Wednesday, April 18, 2012

“Free Nobel Peace Prize with oil change.”

Mona Charen has a great post on the meaning of the Nobel Peace Prize.

She concludes, with good reason I think, that despite some outrageous and idiotic awards, all in all the Peace Prize has done a lot of good. It is a very effective way to instantly focus world attention on extraordinary-- and often very heroic-- work.

The Prize did much to bring deserved recognition to heroes of peace-- Norman Borlaug, Mother Theresa, Lech Walensa, and Liu Xiaobo are good examples.

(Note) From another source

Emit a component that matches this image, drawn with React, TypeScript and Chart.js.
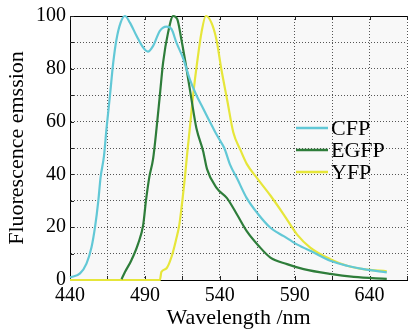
import React, { useEffect, useRef } from "react";
import { Chart, registerables } from "chart.js";

Chart.register(...registerables);

const seriesNames = ["CFP", "EGFP", "YFP"];
const seriesColors = ["#62c8d6", "#2e7d3a", "#e6e63a"];

const cfpNm = [440, 446.7, 451, 454.4, 456.7, 458.9, 460.4, 462.7, 464.4, 466.7, 468.9, 471, 473.8, 476.7, 480, 484.4, 488.9, 492, 495.5, 500, 504.4, 507.8, 511, 515.5, 520, 524.4, 528.9, 533.3, 537, 540, 543, 547, 551.5, 558, 565, 573.8, 582.7, 591.5, 602.7, 613.8, 625, 636, 651.5];
const cfpVal = [1, 2.5, 6.2, 12.5, 20, 30, 38.8, 47, 57.5, 70, 82.5, 91, 97.5, 100, 97.5, 92.5, 88, 86.5, 88.7, 94.4, 96, 95, 90, 84, 76, 70, 65, 60, 56, 53, 50, 43.5, 38.5, 31, 25.4, 19.8, 16.6, 13.5, 10.4, 7.3, 5.4, 4.1, 2.9];

const egfpNm = [474.4, 476.7, 481, 485.5, 488.9, 490.7, 492.9, 495.5, 497.8, 500, 502.2, 505.5, 508.9, 511.6, 514.4, 517.8, 521, 524.4, 528.9, 531.5, 538, 544.8, 551.5, 558, 566, 573.8, 584.9, 596, 613.8, 629.5, 651.5];
const egfpVal = [0.3, 3, 7.5, 13.8, 21, 30, 38.8, 46, 57.5, 70, 82.5, 93.8, 100, 98.8, 91, 80, 68.8, 57.5, 48.8, 42, 34.8, 31, 24.8, 18.5, 12.9, 8.5, 6, 4.1, 2.3, 1.2, 0.4];

const yfpNm = [440, 500, 501, 504.4, 507.8, 510.7, 513, 515, 516.7, 518.4, 520, 522.2, 524.9, 527.8, 530.7, 534.4, 537.8, 541, 545, 549, 554, 558, 565, 573.8, 582.7, 591.5, 600.4, 613.8, 625, 636, 651.5];
const yfpVal = [0, 0, 3, 4.4, 8.8, 15, 21, 30, 38.8, 48.8, 57.5, 70, 82.5, 93.8, 100, 97.5, 91, 80, 68, 56, 49, 44, 38.5, 32, 24.8, 17.3, 12.3, 7.9, 5.4, 4.1, 3.3];

const xTickLabels = [440, 490, 540, 590, 640];
const yTickLabels = [0, 20, 40, 60, 80, 100];

const xTitle = "Wavelength /nm";
const yTitle = "Fluorescence emssion";

const FONT = "'Liberation Serif', 'Times New Roman', serif";

const toPoints = (xs: number[], ys: number[]) => xs.map((x, i) => ({ x, y: ys[i] }));

const framePlugin = {
  id: "frame",
  beforeDatasetsDraw(chart: any) {
    const { ctx, chartArea } = chart;
    ctx.save();
    ctx.strokeStyle = "#000";
    ctx.lineWidth = 1;
    ctx.beginPath();
    ctx.moveTo(chartArea.left, chartArea.top + 0.5);
    ctx.lineTo(chartArea.right, chartArea.top + 0.5);
    ctx.stroke();
    const xs = chart.scales.x;
    const ys = chart.scales.y;
    ctx.strokeStyle = "#222";
    xs.ticks.forEach((t: any) => {
      const px = Math.round(xs.getPixelForValue(t.value)) + 0.5;
      ctx.beginPath();
      ctx.moveTo(px, chartArea.top);
      ctx.lineTo(px, chartArea.top + 4);
      ctx.moveTo(px, chartArea.bottom);
      ctx.lineTo(px, chartArea.bottom - 4);
      ctx.stroke();
    });
    ys.ticks.forEach((t: any) => {
      const py = Math.round(ys.getPixelForValue(t.value)) + 0.5;
      ctx.beginPath();
      ctx.moveTo(chartArea.left, py);
      ctx.lineTo(chartArea.left + 4, py);
      ctx.stroke();
    });
    ctx.restore();
  },
  beforeDraw(chart: any) {
    const { ctx, chartArea } = chart;
    ctx.save();
    ctx.fillStyle = "#f8f8f8";
    ctx.fillRect(chartArea.left, chartArea.top, chartArea.right - chartArea.left, chartArea.bottom - chartArea.top);
    ctx.restore();
  },
  afterDraw(chart: any) {
    const { ctx, chartArea } = chart;
    ctx.save();
    const x0 = chartArea.left + 226;
    const y0 = chartArea.top + 112;
    const rowH = 22;
    ctx.font = `22px ${FONT}`;
    ctx.textBaseline = "middle";
    ctx.textAlign = "left";
    seriesNames.forEach((name, i) => {
      const y = y0 + i * rowH;
      ctx.strokeStyle = seriesColors[i];
      ctx.lineWidth = 2.5;
      ctx.beginPath();
      ctx.moveTo(x0, y);
      ctx.lineTo(x0 + 32, y);
      ctx.stroke();
      ctx.fillStyle = "#000";
      ctx.fillText(name, x0 + 35, y + 1);
    });
    ctx.restore();
  },
};

export default function App() {
  const ref = useRef<HTMLCanvasElement>(null);
  useEffect(() => {
    const canvas = ref.current;
    if (!canvas) return;
    const series = [toPoints(cfpNm, cfpVal), toPoints(egfpNm, egfpVal), toPoints(yfpNm, yfpVal)];
    const chart = new Chart(canvas, {
      type: "line",
      data: {
        datasets: seriesNames.map((name, i) => ({
          label: name,
          data: series[i],
          borderColor: seriesColors[i],
          backgroundColor: seriesColors[i],
          borderWidth: 2.2,
          pointRadius: 0,
          cubicInterpolationMode: "monotone",
          fill: false,
          clip: 2,
        })),
      },
      options: {
        animation: false,
        responsive: false,
        maintainAspectRatio: false,
        layout: { padding: { top: 14, left: 0, right: 0, bottom: 0 } },
        plugins: { legend: { display: false }, tooltip: { enabled: false } },
        scales: {
          x: {
            type: "linear",
            min: 440,
            max: 665,
            afterFit: (s: any) => { s.height = 49; },
            ticks: {
              stepSize: 25,
              autoSkip: false,
              maxRotation: 0,
              padding: 4,
              color: "#000",
              font: { family: FONT, size: 20 },
              callback: (v: any) => (xTickLabels.includes(Number(v)) ? String(v) : ""),
            },
            grid: { color: "#555", lineWidth: 1, drawTicks: false },
            border: { display: true, color: "#000", width: 1, dash: [1, 2] },
            title: {
              display: true,
              text: xTitle,
              color: "#000",
              font: { family: FONT, size: 22, lineHeight: 1 },
              padding: { top: 0, bottom: 0 },
            },
          },
          y: {
            min: 0,
            max: 100,
            afterFit: (s: any) => { s.width = 70; },
            ticks: {
              stepSize: 10,
              autoSkip: false,
              padding: 4,
              color: "#000",
              font: { family: FONT, size: 20 },
              callback: (v: any) => (yTickLabels.includes(Number(v)) ? String(v) : ""),
            },
            grid: { color: "#555", lineWidth: 1, drawTicks: false },
            border: { display: true, color: "#000", width: 1, dash: [1, 2] },
            title: {
              display: true,
              text: yTitle,
              color: "#000",
              font: { family: FONT, size: 22, lineHeight: 1 },
              padding: { top: 6, bottom: 0 },
            },
          },
        },
      },
      plugins: [framePlugin],
    });
    return () => chart.destroy();
  }, []);
  return (
    <div style={{ position: "absolute", left: 0, top: 0, width: 409, height: 329, overflow: "hidden", background: "#fff" }}>
      <canvas ref={ref} width={411} height={329} style={{ display: "block", width: 411, height: 329 }} />
    </div>
  );
}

Yet the Nobel committee erred by commission and omission in ways that are difficult to comprehend. How did they award a Nobel Peace Prize to Yasir Arafat, the inventor of airline hijacking? To Le Duc To, a communist thug who helped build the Vietnamese gulag and drove the boat people to perish at sea? To Al Gore, a dimwit ex-politician who turned junk science in to a personal investment fortune? To Barack Obama, just beginning his first real full-time job?

Where was the prize for Konrad Adenauer, the German Chancellor and courageous anti-Nazi who rebuilt West Germany out of the ruins of WWII? Or for Winston Churchill, who was responsible perhaps more than anyone for the defeat of Nazism? Or Oscar Schindler, the German businessman who saved 1200 Jews from Hitler's gas chambers? Or Douglas McArthur, who was instrumental in the rebuilding of Japan after the devastation of WWII? Or Ira Sendler, a Polish woman who risked her life to save 2500 children from the Warsaw ghetto (she was nominated in 2007 but passed over for.. Al Gore)? Or Mohandas Gandi, whose peaceful thirty-year struggle gained India her independence? Or Ronald Reagan, whose courageous and wise leadership bankrupted the Soviet Empire and led to the radical reduction in risk of nuclear war?

And of course, what about Pope John Paul II, perhaps the 20th century's most courageous and effective man of peace, whose ceaseless non-violent labor for human freedom and dignity finally swept European Communism into the dustbin?

The Nobel Peace Prize is a mixed blessing. Luckily for the heroes of peace who are not formally recognized, there is Another-- the Prince of Peace-- who judges after all is said and done. 

1 comment:

  1. ...Winston Churchill, who was responsible perhaps more than anyone for the defeat of Nazism?

    His famous words Some chicken, some neck still ring LOUD today!

    ...what about Pope John Paul II...

    His famous pardon of the author of his assasination attempt still ring LOUD today!

    Thank you, Dr. Egnor, for this "extraordinaire" post.